PhD Studentship: Transforming Disease Monitoring in the Era of Home Diagnostics
Project Overview
Gastrointestinal (GI) infections remain a major public health challenge in the United Kingdom and worldwide. Robust monitoring is essential for detecting outbreaks, tackling trends and informing timely interventions. Traditionally, this has relied on laboratory testing following referral of samples by general practitioners and hospital clinicians. For every single case diagnosed and reported to national surveillance in this way, there are nearly 150 community cases occurring under the public health radar.

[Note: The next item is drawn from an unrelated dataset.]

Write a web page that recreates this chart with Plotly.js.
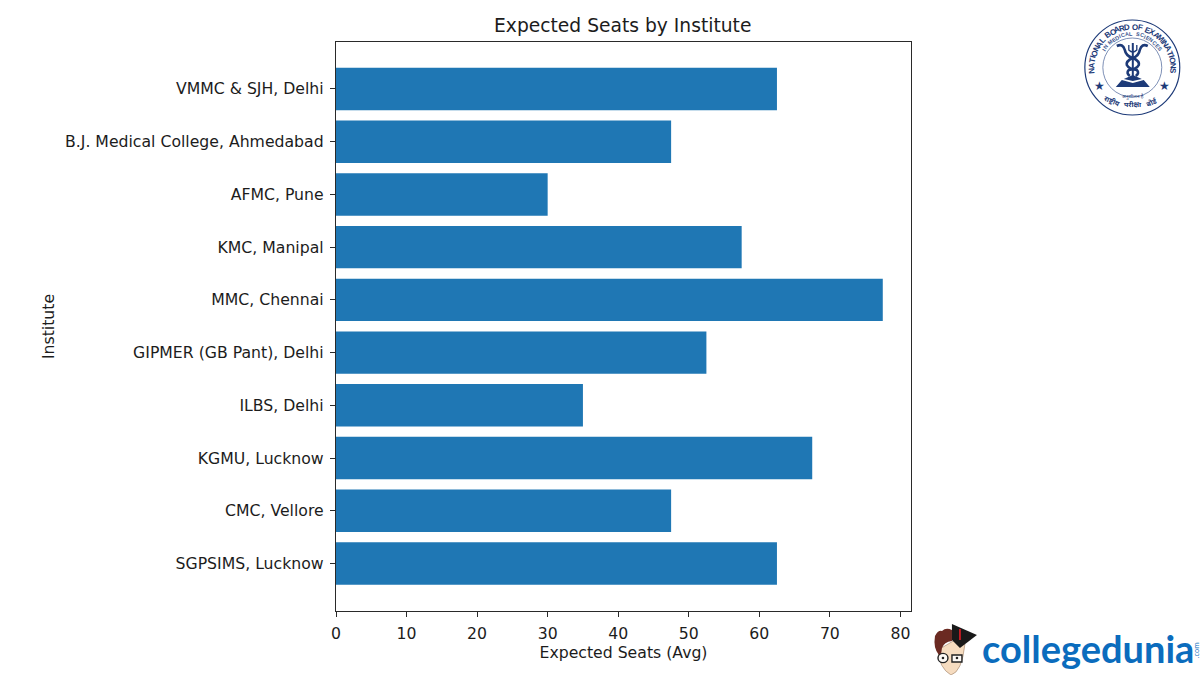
<!DOCTYPE html>
<html>
<head>
<meta charset="utf-8">
<script src="https://cdn.plot.ly/plotly-3.0.1.min.js"></script>
<style>html,body{margin:0;padding:0;background:#fff}#chart{width:1200px;height:675px}</style>
</head>
<body>
<div id="chart"></div>
<script>
const institutes = ["SGPSIMS, Lucknow","CMC, Vellore","KGMU, Lucknow","ILBS, Delhi","GIPMER (GB Pant), Delhi","MMC, Chennai","KMC, Manipal","AFMC, Pune","B.J. Medical College, Ahmedabad","VMMC & SJH, Delhi"];
const expectedSeats = [62.5,47.5,67.5,35,52.5,77.5,57.5,30,47.5,62.5];
const xTicks = [0,10,20,30,40,50,60,70,80];
const chartTitle = "Expected Seats by Institute";
const xTitle = "Expected Seats (Avg)";
const yTitle = "Institute";

const L=335.5,R=911,T=42,B=611;
const px=x=>(x-L)/(R-L), py=y=>(B-y)/(B-T);
const NAVY="#1d3a78", BLUE="#0b6cbd", INK="#1c1c1c";
const FONT="DejaVu Sans";
const annotations=[], shapes=[];
function label(text,x,y,size,color,angle,family){
  annotations.push({text,x:px(x),y:py(y),xref:"paper",yref:"paper",showarrow:false,xanchor:"center",yanchor:"middle",
    font:{size,color,family:family||"Liberation Sans"},textangle:angle||0,borderpad:0,borderwidth:0});
}
function arcText(text,cx,cy,r,a0,a1,size,color){
  const w=c=>c==="I"?0.5:(c===" "?0.6:1);
  const chars=[...text];
  const total=chars.reduce((s,c)=>s+w(c),0);
  let run=0;
  chars.forEach(c=>{
    const a=a0+(a1-a0)*(run+w(c)/2)/total, t=a*Math.PI/180;
    run+=w(c);
    if(c===" ")return;
    label("<b>"+c+"</b>",cx+r*Math.sin(t),cy-r*Math.cos(t),size,color,a);
  });
}
function pathShape(path,fill,line,w){
  shapes.push({type:"path",xref:"paper",yref:"paper",layer:"above",path,fillcolor:fill||"rgba(0,0,0,0)",line:{color:line||"rgba(0,0,0,0)",width:line?(w||1):0}});
}
function P(pairs){
  return pairs.replace(/(-?[\d.]+) (-?[\d.]+)/g,(m,a,b)=>px(+a)+","+py(+b));
}
function circle(cx,cy,rx,ry,fill,line,w){
  shapes.push({type:"circle",xref:"paper",yref:"paper",layer:"above",x0:px(cx-rx),x1:px(cx+rx),y0:py(cy+ry),y1:py(cy-ry),
    fillcolor:fill||"rgba(0,0,0,0)",line:{color:line||"rgba(0,0,0,0)",width:line?(w||1):0}});
}
/* Seal */
const SX=1132.5,SY=67.5;
circle(SX,SY,47.5,47.5,"#fff",NAVY,1.2);
circle(SX,SY,29.5,29.5,"#fff","#5d73a3",0.8);
arcText("NATIONAL BOARD OF EXAMINATIONS",SX,SY,40.5,-98,98,8,NAVY);
arcText("IN MEDICAL SCIENCES",SX,SY,33.5,-60,60,5.5,"#3c5690");
label("★",1100,86,12,NAVY);
label("★",1165,86,12,NAVY);
label("<b>राष्ट्रीय</b>",1113,101,7,NAVY,24,"Noto Sans");
label("<b>परीक्षा</b>",1133,105,7,NAVY,0,"Noto Sans");
label("<b>बोर्ड</b>",1152,102,7,NAVY,-24,"Noto Sans");
label("अनुशीलन है",1133,97,5,NAVY,0,"Noto Sans");
// emblem
pathShape(P("M 1133 43 L 1133 78"),null,NAVY,2);
pathShape(P("M 1129 45 L 1129 50 Q 1133 54 1137 50 L 1137 45"),null,NAVY,1.3);
pathShape(P("M 1117 46 Q 1123 43 1125 50 Q 1126 56 1133 58 Q 1140 61 1139 65 Q 1137 69 1129 70 Q 1126 73 1130 76"),null,NAVY,2.6);
pathShape(P("M 1148 46 Q 1142 43 1140 50 Q 1139 56 1133 58 Q 1126 61 1127 65 Q 1129 69 1137 70 Q 1140 73 1136 76"),null,NAVY,2.6);
pathShape(P("M 1116 87 L 1150 87 L 1144 80 L 1133 83 L 1122 80 Z"),NAVY);
pathShape(P("M 1124 79 L 1133 75 L 1142 79 L 1133 81 Z"),NAVY);

/* College Dunia logo */
label("<b>collegedunia</b>",1088,648,38,BLUE,0,"Lato");
label(".com",1196.5,650,7,BLUE,-90,"Open Sans");
// cartoon
pathShape(P("M 938 650 Q 939 668 951 675 Q 962 672 965 644 L 955 640 Z"),"#f6dcc0","#8a6a50",0.5);
pathShape(P("M 939 655 Q 933 648 935 636 Q 938 630 942 631 Q 946 627 952 630 L 952 641 Q 944 642 942 648 L 941 655 Z"),"#6b2a22");
pathShape(P("M 952 624 L 977 635 L 960 648 L 952 640 Z"),"#191919");
pathShape(P("M 960 629 L 960 640"),null,"#d01c24",1.8);
circle(943,658,5,4.6,"rgba(255,255,255,0.85)","#222",1.4);
shapes.push({type:"rect",xref:"paper",yref:"paper",layer:"above",x0:px(952),x1:px(962),y0:py(662),y1:py(655),fillcolor:"rgba(255,255,255,0.85)",line:{color:"#222",width:1.4}});
circle(943,658,1.3,1.3,"#222");
circle(957,658,1.3,1.3,"#222");

const data=[{type:"bar",orientation:"h",y:institutes,x:expectedSeats,width:0.805,marker:{color:"#1f77b4",line:{width:0}},hoverinfo:"x+y"}];
const axisStyle={ticks:"outside",ticklen:5,tickwidth:1,tickcolor:"#2a2a2a",showgrid:false,zeroline:false,showline:true,mirror:true,linecolor:"#2a2a2a",linewidth:1.2,layer:"above traces",automargin:false,ticklabelstandoff:3};
const layout={
  width:1200,height:675,margin:{l:L,r:1200-R,t:T,b:675-B,pad:0},
  paper_bgcolor:"#fff",plot_bgcolor:"#fff",showlegend:false,
  font:{family:FONT,size:15.7,color:INK},
  title:{text:chartTitle,font:{family:FONT,size:18.7,color:INK},x:(L+R-1)/2/1200,xanchor:"center",y:1-25/675,yanchor:"middle"},
  xaxis:Object.assign({title:{text:xTitle,font:{family:FONT,size:15.7,color:INK},standoff:3},range:[0,81.5],tickmode:"array",tickvals:xTicks,ticktext:xTicks.map(String)},axisStyle),
  yaxis:Object.assign({title:{text:yTitle,font:{family:FONT,size:15.7,color:INK},standoff:6},type:"category",categoryorder:"array",categoryarray:institutes,range:[-0.9,9.89]},axisStyle),
  annotations,shapes
};
Plotly.newPlot("chart",data,layout,{displayModeBar:false,staticPlot:true});
</script>
</body>
</html>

A major shift is underway. The rapid growth of at-home diagnostic kits by-passes the bottleneck of conventional face-to-face appointments by enabling individuals to test for infections outside conventional healthcare services. These technologies are generating new, potentially valuable data streams but their role in public health monitoring remains largely unexplored.
This PhD offers a rare opportunity to study this transformation as it unfolds, and to explore the hidden burden of GI infections. You will investigate whether data from home diagnostics can enhance monitoring systems, expose the submerged portion of the disease iceberg, and reshape how infectious diseases are monitored in the future.
Aims and Methods
This interdisciplinary project sits at the intersection of public health, microbiology and social science addressing the question: Can home diagnostic testing meaningfully improve monitoring of gastrointestinal infections?
The project will be tailored to your interests, likely including:
- Technology and market analysis: evaluating available home diagnostic kits, including pathogens detected and technologies used.
- Understanding users and behaviours: conducting social science research (e.g. surveys or interviews) to understand who uses these tests and how this influences the data produced.
- Public health integration: analysing whether and how these data could support existing monitoring, including identifying biases and data gaps.
The project will deliver a forward-looking framework to support the integration of home diagnostic data into public health monitoring.